Backward compatibility

A key factor is also the backward compatiblility: There is a large population of DVB-S receivers used in the world which must continue to service customers for several years without the need to purchase new device - especially if there is a receiver subsidy or if public services are broadcasted. So established broadcasters can't switch abruptly to DVB-S2 only.

In this case the backward compatiblility feature of DVB-S2 is very important: During the migration process it allows DVB-S devices to continue operating while it provides additional services to advanced receivers. At the end of the transition process, when most of the receivers are capable of DVB-S2, they can switch to the non-backward compatible mode and exploit the full potential of DVB-S2.

Therefore two backward compatible modes have been defined in DVB-S2. They support transmitting two streams at the same frequency (a non-DVB-S2 stream, called High Priority or HP stream, compatible with old receivers and a DVB-S2 stream, called Low Priority or LP stream, compatible with DVB-S2 receivers only).

  • Layered modulation: The HP stream is transmitted at a significantly higher power level than the LP stream. A non-DVB-S2 capable device only receives the HP stream (but with additonal noise), whereas a DVB-S2 capable device receives the LP stream. This would require the launch of new designed satellites. Therefore it's not very likely that this mode will be used.
  • Hierarchical modulation: The HP stream and the LP stream are mapped together into a non-uniform 8PSK constellation. The resulting signal can be driven near saturation, so the performance loss is not very big at this mode.
Hierarchical Modulation
Hierarchical Demodulation


The DVB-S2 system may be used in "single carrier per transponder" or in "multi-carriers per transponder" (FDM) configurations. In single carrier per transponder configurations, the transmission symbol rate Rs can be matched to given transponder bandwidth BW (at -3 dB), to achieve the maximum transmission capacity compatible with the acceptable signal degradation due to transponder bandwidth limitations.

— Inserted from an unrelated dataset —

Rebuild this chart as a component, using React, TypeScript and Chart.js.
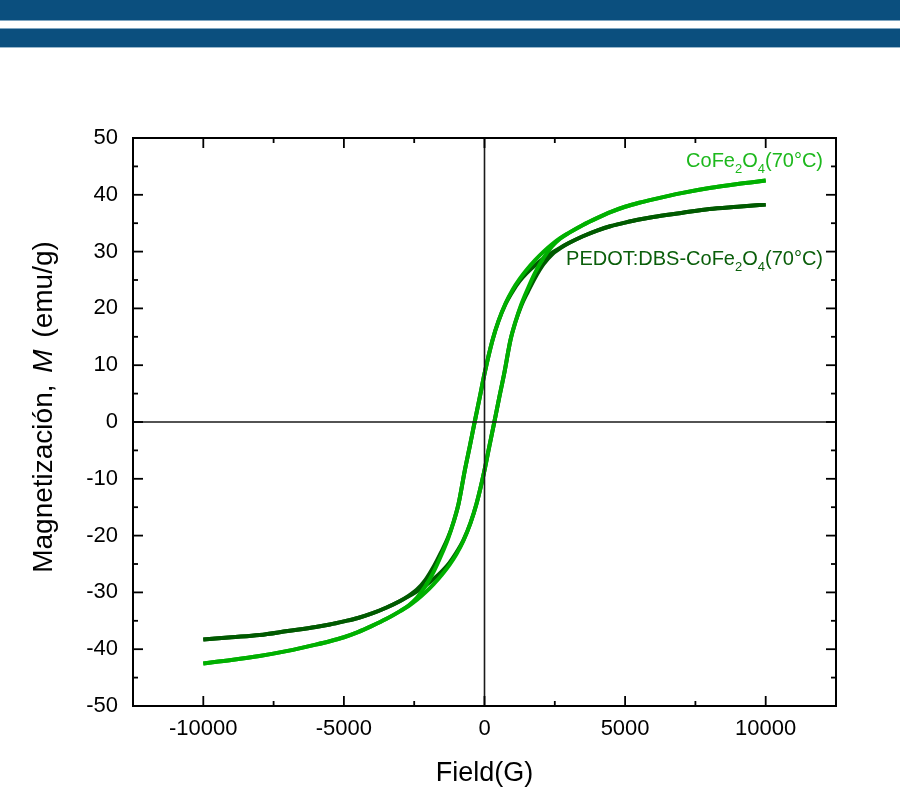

The DVB-S2 system may also deliver broadcasting services over multiple Transport Streams, providing differentiated error protection per multiplex (VCM). A typical application is broadcasting of a highly protected multiplex for SDTV, and of a less protected multiplex for HDTV. Assuming we transmit a symbol rate of 27.5 Mbaud and use 8PSK 3/4 and QPSK 2/3 modulation, 40 Mbit/s could be available for two HDTV programmes and 12 Mbit/s for two to three SDTV programmes, with a difference in C/N requirements of around 5 dB.

The DVB-S2 system may deliver broadcasting services over multiple Transport Streams, providing differentiated error protection per multiplex (VCM mode)

DVB-S.2 is compatible with moving pictures experts group (MPEG-2 and MPEG-4) coded TV services, with a Transport Stream packet multiplex. Multiplex flexibility allows the use of the transmission capacity for a variety of TV service configurations, including sound and data services. All service components are time division multiplexed (TDM) on a single digital carrier.

DVB-S2 does not specify symbol rate range, however implementations by different vendors are planned to cover the range from 100 ksymbol/s to 60 Msymbol/s, resulting in maximum transmission rates as high as 300 Mbit/s.

ISI: Input Stream Identifier, second byte of the BBHEADER field when for multiple input streams. It provides a way to separate different BBFRAMEs within a single multiplex, defining logical channels for BBFRAMEs.

Physical Layer and Pilot Structure

Frame synchronization is needed to indicate the start of each FEC block for the decoder. It also provides the necessary information for the receiver to apply the appropriate demodulator and decoder to demodulate and decode the transmitted information. Given that some overhead is necessary for frame synchronization, it is also designed such that it can be used to reduce initial frequency and phase uncertainty of the modulated signal. The frame synchronization is designed to provide reliable operation in the worst case Signal to Noise ratio with minimum overhead. It is also used to minimize the demodulator implementation loss in the presence of consumer quality low-noise-block (LNB) phase noise. In fact, phase noise is particularly detrimental to demodulator performance for higher-order modulation such as 8PSK, 16APSK, and 32APSK. To preserve the near Shannon limit performance of the DVB-S2 FEC, pilot symbols may be added to assist the demodulator to minimize probability of cycle-slips and to provide more accurate phase estimates. These pilot symbols are also designed to use a minimum overhead of the overall bandwidth, and can be turned on or off as desired. The frame synchronization structure and the pilot structure are described in this annex. The frame and carrier synchronization algorithms that make use of this framing structure are described in annex C.

Physical Layer Frame Synchronization

Each LDPC coded block is preceded by the Start of Frame (SOF) and the Physical Layer Signalling (PLS) code (PLSCODE). SOF is a known 26-symbol pattern. PLSCODE is a 64-bit linear binary code, which conveys 7 bits of information with a minimum distance 32, i.e. a [64, 7, 32] code. In total, SOF and PLSCODE occupy one slot (90 symbols).

From Appendix 4 to TM 2745, DVB-S2-001 rev.2

5. The new standard[s] will not undermine DVB-S, DVB-DSNG and DVB-RCS; therefore it will not modify existing standards (DVB-S, DVB-DSNG) or make any existing standardised feature to become invalid; the group will cooperate with AHG GBS in case extensions to DVB-SI come out to be necessary

6. The new standard for broadcast applications will consist in two modes: a non backwardscompatible (NBC) mode and a backwards-compatible (BC) mode, the first being incompatible with current DVB-S receivers, the second delivering a waveform partially decodable by current DVB-S receivers;

7. The new standard applications will support dynamic adaptation of channel coding and modulation if technically feasible and commercially viable.